A person should try not to be critical unless he is prepared to be constructive. Don't shoot at other people's ideas unless you're willing to put forward your own. In an upcoming post I will share my own ideas about better ways to incubate a Great Commission Resurgence in the SBC.
In conclusion, I listened today to a podcast interview with Pastor Johnny Hunt on this topic. He had a great many positive and helpful things to say. I appreciated the interview. I encourage you to listen to it.
Two concepts that Hunt mentioned in this interview caught my ear. First, Bro. Johnny spoke about “pushback.” I want to clarify that, at least on my part, there is no pushback going on. Some of our leaders have taken us by the hand and asked us to go on a journey with them, with very few of the details of the trip known to us beforehand. Not all of us have responded with an immediate, “Yes! Whatever you say! Wherever You Lead, I'll Go!” A lack of immediate, unanimous, unconditional acceptance is not pushback. I'm not trying to oppose Bro. Johnny or Dr. Akin; I'm just trying to think this through and decide whether I think they have a good idea or a bad idea or just another SBC parade (to steal terminology from Tim Guthrie's recent excellent post). The consolidation of the NAMB and the IMB is, in my estimation, a bad idea put forward by good people. If the GCR is not about this consolidation, then it would be helpful to me for the GCR leaders to say so quickly, clearly, and publicly. Otherwise, what we have here is nothing more than my wondering aloud whether I personally intend to jump on this bandwagon or not. That's not “pushback” by any stretch of the imagination; it is just me being something other than an automaton.
Second, Bro. Johnny spoke frequently and at length about trust. Because I've been quoted in a couple of media outlets in criticism of the GCR, I feel some obligation to address the question of trust. Johnny Hunt and Daniel Akin have 100% of my trust that they love the Lord, love Southern Baptists, and sincerely want the days of our greatest obedience to the Lord to be ahead of us rather than behind us. I have no doubts that they want to help. There's a distrusting of people in which you suspect that they may be out to hurt you, but then there's also a distrusting of people in which you know for certain that they want to help you, but aren't entirely confident that they know how to help you. I know that Hunt and Akin want to help.

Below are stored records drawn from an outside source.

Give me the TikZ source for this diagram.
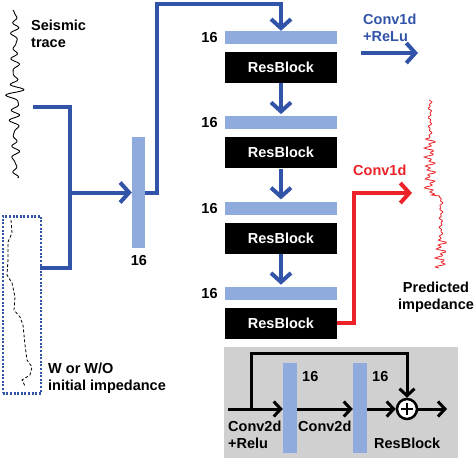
\documentclass[tikz,border=0pt]{standalone}
\usepackage{fontspec}
\setmainfont{Liberation Sans}
\usetikzlibrary{arrows.meta, positioning}
\definecolor{netblue}{RGB}{50,84,168}
\definecolor{barblue}{RGB}{143,170,220}
\definecolor{outred}{RGB}{235,35,40}
\definecolor{boxgray}{RGB}{208,208,208}

\begin{document}
\begin{tikzpicture}[x=1pt, y=-1pt, font=\fontsize{14.5}{17}\selectfont\bfseries,
  wire/.style={netblue, line width=4pt},
  flow/.style={wire, -{Straight Barb[length=9pt,width=20pt]}},
  res/.style={black, line width=3pt, -{Straight Barb[length=7pt,width=15pt]}},
  label/.style={inner sep=0, align=left}]
  \useasboundingbox (0,0) rectangle (474,459);

  % Input traces
  \draw[line width=0.9pt] plot[smooth, domain=10:178, samples=200]
    ({15+(4+5.5*exp(-((\x-98)/18)^2))*(sin(29*\x)+0.55*sin(41*\x+20)+0.4*sin(17*\x+70))/1.6}, \x);
  \node[label, anchor=north west] (seislab) at (31,20) {Seismic\\trace};
  \node[draw=netblue, line width=2.5pt, dash pattern=on 2pt off 1.6pt, inner sep=0,
        minimum width=38pt, minimum height=177pt, anchor=north west] (initbox) at (1.5,215) {};
  \draw[dash pattern=on 3pt off 2pt, line width=0.8pt] (11,220) -- (12,233) -- (8,242) -- (8,260)
    -- (7,275) -- (12,283) -- (15,297) -- (14,310) -- (20,317) -- (23,325) -- (25,345)
    -- (27,360) -- (32,367) -- (30,375) -- (22,380) -- (25,386);
  \node[label, anchor=north west] (initlab) at (48,363) {W or W/O\\initial impedance};

  % First layer
  \node[fill=barblue, inner sep=0, minimum width=13pt, minimum height=111pt] (inbar) at (138.5,192.5) {};
  \node[inner sep=0, anchor=north] (inlab) at (139,255) {16};
  \coordinate (seisout) at (33,107);
  \coordinate (initout) at (40,268);
  \coordinate (merge) at (70,192.5);
  \coordinate (topturn) at (157,4);
  \draw[wire] (seisout) -| (merge) |- (initout);
  \draw[flow] (merge) -- (inbar.west);

  % ResBlock stack
  \foreach \i in {1,...,4} {
    \node[fill=barblue, inner sep=0, minimum width=112pt, minimum height=13pt] (bar\i) at (281,{37.5+85.3*(\i-1)}) {};
    \node[inner sep=0, anchor=east] (lab\i) at ([xshift=-7pt]bar\i.west) {16};
    \node[fill=black, text=white, inner sep=0, minimum width=112pt, minimum height=31pt] (rb\i) at (281,{67.5+85.3*(\i-1)}) {ResBlock};
  }
  \draw[flow] (inbar.east) -| (topturn) -| (bar1.north);
  \foreach \i [count=\j from 2] in {1,2,3}
    \draw[flow, shorten >=2pt] (rb\i.south) -- (bar\j.north);

  % Conv1d + ReLu legend
  \node[label, anchor=north west, text=netblue] (relulab) at (363,14) {Conv1d\\+ReLu};
  \coordinate (reluA) at (361,53);
  \coordinate (reluB) at (418,53);
  \draw[flow] (reluA) -- (reluB);

  % Output
  \node[label, anchor=north west, text=outred] (convlab) at (353,165) {Conv1d};
  \coordinate (redturn) at (354,193);
  \coordinate (predin) at (412,193);
  \draw[outred, line width=4pt, -{Straight Barb[length=9pt,width=20pt]}] (rb4.east) -| (redturn) -- (predin);
  \draw[outred, line width=0.8pt] plot[domain=100:268, samples=169]
    ({ifthenelse(\x<196,430,441)+ifthenelse(\x>138 && \x<196 || \x>238,6,2)*sin(59*\x)*cos(23*\x)}, \x);
  \node[inner sep=0, anchor=north, align=center] (predlab) at (436,282) {Predicted\\impedance};

  % ResBlock detail
  \node[fill=boxgray, inner sep=0, minimum width=234pt, minimum height=111pt, anchor=north west] (resbox) at (224,347) {};
  \node[fill=barblue, inner sep=0, minimum width=14pt, minimum height=90pt] (resA) at (290,408) {};
  \node[fill=barblue, inner sep=0, minimum width=14pt, minimum height=90pt] (resB) at (360,408) {};
  \node[inner sep=0, anchor=north west] (labA) at (302,371) {16};
  \node[inner sep=0, anchor=north west] (labB) at (372,371) {16};
  \node[draw, circle, line width=2.5pt, fill=white, minimum size=20pt, inner sep=0] (sum) at (407,409) {};
  \draw[line width=2pt] (sum.center) ++(-6,0) -- ++(12,0);
  \draw[line width=2pt] (sum.center) ++(0,-6) -- ++(0,12);
  \coordinate (resin) at (228,409);
  \coordinate (skipup) at (251,353);
  \coordinate (resout) at (447,409);
  \draw[res] (resin) -- (resA.west |- resin);
  \draw[res] (resA.east |- resin) -- (resB.west |- resin);
  \draw[res] (resB.east |- resin) -- (sum.west);
  \draw[res] (sum.east) -- (resout);
  \draw[res] (skipup |- resin) -- (skipup) -| (sum.north);
  \node[label, anchor=north west] (convA) at (228,421) {Conv2d\\+Relu};
  \node[label, anchor=north west] (convB) at (298,421) {Conv2d};
  \node[label, anchor=north west] (reslab) at (374,438) {ResBlock};
\end{tikzpicture}
\end{document}
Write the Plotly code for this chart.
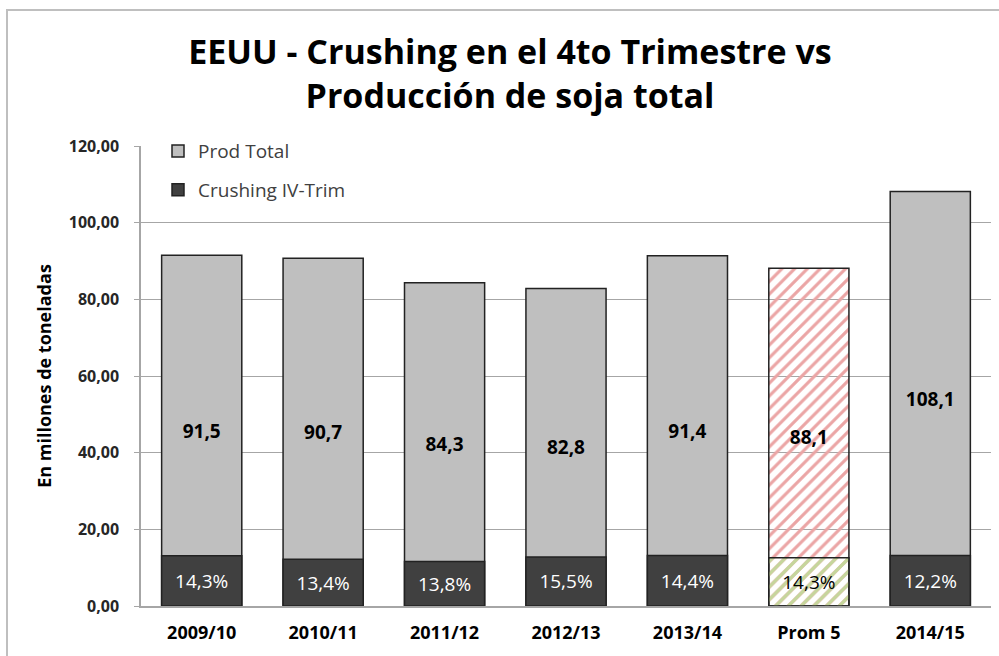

If I have any lack of trust in our leaders, it lies not in the area of their intentions, but in the area of their omniscience. Don't get me wrong: Each knows a great deal more than I know and has demonstrated it in the living of his life. They are probably right. I am probably wrong. I require them to convince me before I sign the document, but I acknowledge the high likelihood that they know better than I do. Indeed, for that very reason, I trusted our leaders in the 1990s when we reorganized the last time. But I've since lost the faith—not in the gospel or in the Great Commission or in Johnny Hunt or in Daniel Akin, but in the idea that we can reorganize ourselves out of our collective Southern Baptist situation. Ours are spiritual problems, not organizational problems. Our addressing them or failing to address them will take place this Sunday and the Sundays after that (and indeed, Monday may be a more determinative day), and not on June 23.